Associations, in negotiations with ministers on the details of the voluntary scheme, have been pushing against plans for the government to pay 70% of the compensation on sale and the remainder when a replacement home is started. However this mechanism for paying compensation was outlined in a National Housing Federation (NHF) briefing to members last week, and it is understood ministers will not budge on this point as they want a lever to ensure replacement homes are built.
Although the NHF insists the deal with government is for full compensation even if homes are not replaced, the emerging split compensation plan is causing concern that associations might not in some instances be able to receive the full open market value of the homes they sell under the scheme.
One housing association chief executive, who preferred not to be named, said: “Conditional compensation is not what the NHF signed up for - many organisations, particularly smaller organisations, might find it impossible to fund replacements.”
Associations will be able to partner with another organisation to build a replacement and claim the remaining compensation. In “exceptional circumstances” if they cannot afford the replacement home they may instead be able to buy an existing property.
1.3m
Tenants promised the Right to Buy in Conservative manifesto
10
Years living in social housing to be eligible under the pilot scheme
£103,900
Maximum Right to Buy discount for tenants in London.

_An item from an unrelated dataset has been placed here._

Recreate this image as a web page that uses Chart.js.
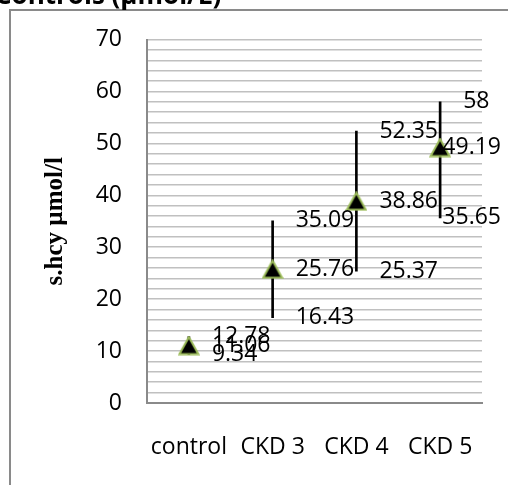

Outside it is £77,900
Gordon Perry, chief executive of Accent Housing who has sat on the NHF sounding board which develops the scheme, said some organisations may run into problems with charitable law which requires organisations to achieve full value for assets sold.

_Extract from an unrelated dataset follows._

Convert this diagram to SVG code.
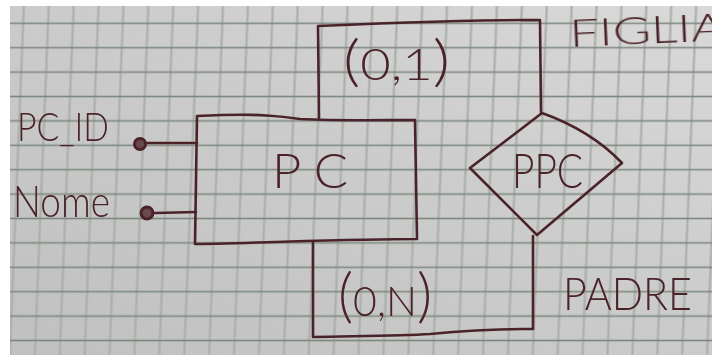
<svg xmlns="http://www.w3.org/2000/svg" width="712" height="355" viewBox="0 0 712 355">
  <defs>
    <!-- squared exercise-book paper -->
    <linearGradient id="paperShade" x1="0" y1="1" x2="1" y2="0">
      <stop offset="0" stop-color="#c0c0c0"/>
      <stop offset="0.55" stop-color="#cccccc"/>
      <stop offset="1" stop-color="#d9d9d9"/>
    </linearGradient>
    <pattern id="squares" patternUnits="userSpaceOnUse" x="11.65" y="11.1" width="24.9" height="24.4" patternTransform="skewX(-2.3)">
      <line x1="12.45" y1="0" x2="12.45" y2="24.4" stroke="#aab0a9" stroke-width="2.2"/>
      <line x1="0" y1="12.2" x2="24.9" y2="12.2" stroke="#7d897f" stroke-width="1.6"/>
    </pattern>
    <filter id="soft" x="-5%" y="-5%" width="110%" height="110%">
      <feGaussianBlur stdDeviation="0.5"/>
    </filter>
    <filter id="inkSoft" x="-5%" y="-5%" width="110%" height="110%">
      <feGaussianBlur stdDeviation="0.35"/>
    </filter>
  </defs>
  <style>
    .ink { fill: none; stroke: #4a2329; stroke-width: 2.6; stroke-linecap: round; stroke-linejoin: round; }
    .hand { fill: #4a2329; font-family: Lato, "Open Sans", "DejaVu Sans", sans-serif; font-weight: 300; }
    .dot { fill: #6a4a4e; stroke: #4a2329; stroke-width: 3; }
  </style>

  <!-- page and margins -->
  <rect x="0" y="0" width="712" height="355" fill="#ffffff"/>
  <rect x="10" y="6" width="702" height="349" fill="url(#paperShade)"/>
  <rect x="10" y="6" width="702" height="349" fill="url(#squares)" filter="url(#soft)"/>

  <g filter="url(#inkSoft)">
    <!-- connectors: attribute links and the two role loops of the recursive relationship -->
    <g id="connectors" class="ink">
      <path d="M146,143 L197,143"/>
      <path d="M155,213 L196,212"/>
      <path d="M319,118 L318,26 C390,23 470,20 540,20 L541,112"/>
      <path d="M313,243 L313,337 C360,336 400,336 430,334 C470,330 500,329 533,329 L533,236"/>
    </g>

    <!-- entity PC -->
    <g id="entity-PC">
      <path class="ink" d="M197,116 C240,114 265,114 300,119 C340,121 380,120 415,120 L417,239 C350,239 260,243 195,244 L197,116"/>
      <text class="hand" x="272" y="188" font-size="48" textLength="76" lengthAdjust="spacingAndGlyphs">P C</text>
    </g>

    <!-- relationship PPC -->
    <g id="relationship-PPC">
      <path class="ink" d="M542,113 C570,123 600,140 622,163 L537,235 L470,168 Z"/>
      <text class="hand" x="512" y="188" font-size="48" textLength="71" lengthAdjust="spacingAndGlyphs">PPC</text>
    </g>

    <!-- attributes of PC -->
    <g id="attr-PC_ID">
      <circle class="dot" cx="140" cy="144" r="5.5"/>
      <text class="hand" x="17" y="141" font-size="40" textLength="92" lengthAdjust="spacingAndGlyphs">PC_ID</text>
    </g>
    <g id="attr-Nome">
      <circle class="dot" cx="147" cy="213" r="6"/>
      <text class="hand" x="13" y="217" font-size="44" textLength="97" lengthAdjust="spacingAndGlyphs">Nome</text>
    </g>

    <!-- role names and cardinalities -->
    <g id="role-FIGLIA">
      <text class="hand" x="570" y="47" font-size="37" textLength="156" lengthAdjust="spacingAndGlyphs" transform="rotate(-2.5 570 47)">FIGLIA</text>
      <text class="hand" x="343" y="80" font-size="44" textLength="107" lengthAdjust="spacingAndGlyphs"><tspan font-size="56">(</tspan>0,1<tspan font-size="56">)</tspan></text>
    </g>
    <g id="role-PADRE">
      <text class="hand" x="563" y="310" font-size="46" textLength="129" lengthAdjust="spacingAndGlyphs">PADRE</text>
      <text class="hand" x="338" y="316" font-size="42" textLength="94" lengthAdjust="spacingAndGlyphs"><tspan font-size="60">(</tspan>0,N<tspan font-size="60">)</tspan></text>
    </g>
  </g>
</svg>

He said: “The boards with charitable objectives which require us to receive full consideration would have to look at the detail because it sounds to me like this may not be sufficient.

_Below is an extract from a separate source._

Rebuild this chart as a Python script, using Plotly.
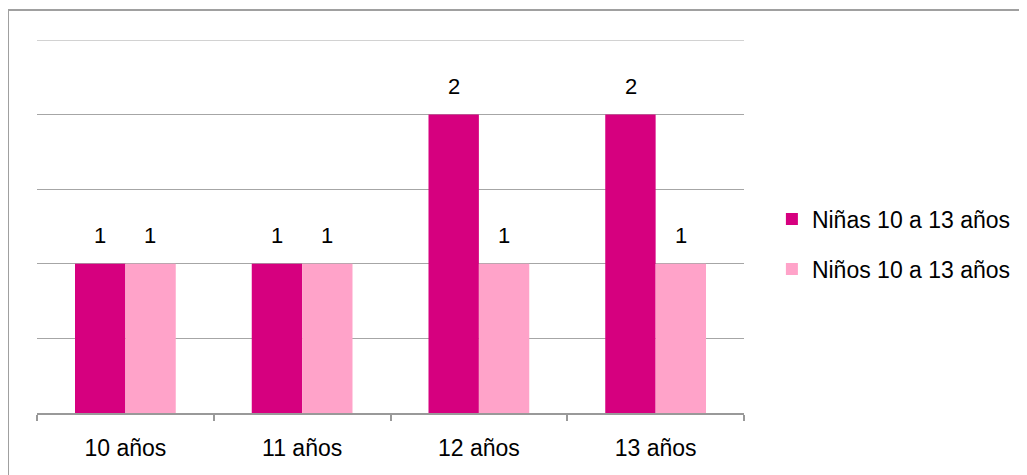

“The one-for-one replacement commitment was a national promise, not for individual associations to fulfil, and this is a shift away from that.”
Ian Graham, a partner at Trowers & Hamlins solicitors, said: “The association will need to consider whether the ‘guaranteed’ value it will receive renders it an appropriate transaction for the charity to undertake.”
Jonathan Higgs, chief executive of Raven Housing Trust, said: “The commitment from government is that each association will receive 100% of the value of their properties.”
The NHF briefing note also revealed housing associations will be required to check with government in advance of each sale to ensure enough compensation is available.
The discounts will be funded by the high-value asset levy on councils, which has not yet come into effect, meaning funding may be limited in the early days of the extension.
The NHF also this week advised its members they will be required to create local policies for exemptions and a scheme of portable discounts before the scheme launches.
A spokesperson for the Department for Communities and Local Government said it will announce a start date for the extension in due course.
Housing associations must produce individual policy statements on sales policy and portability, according to an NHF briefing last week.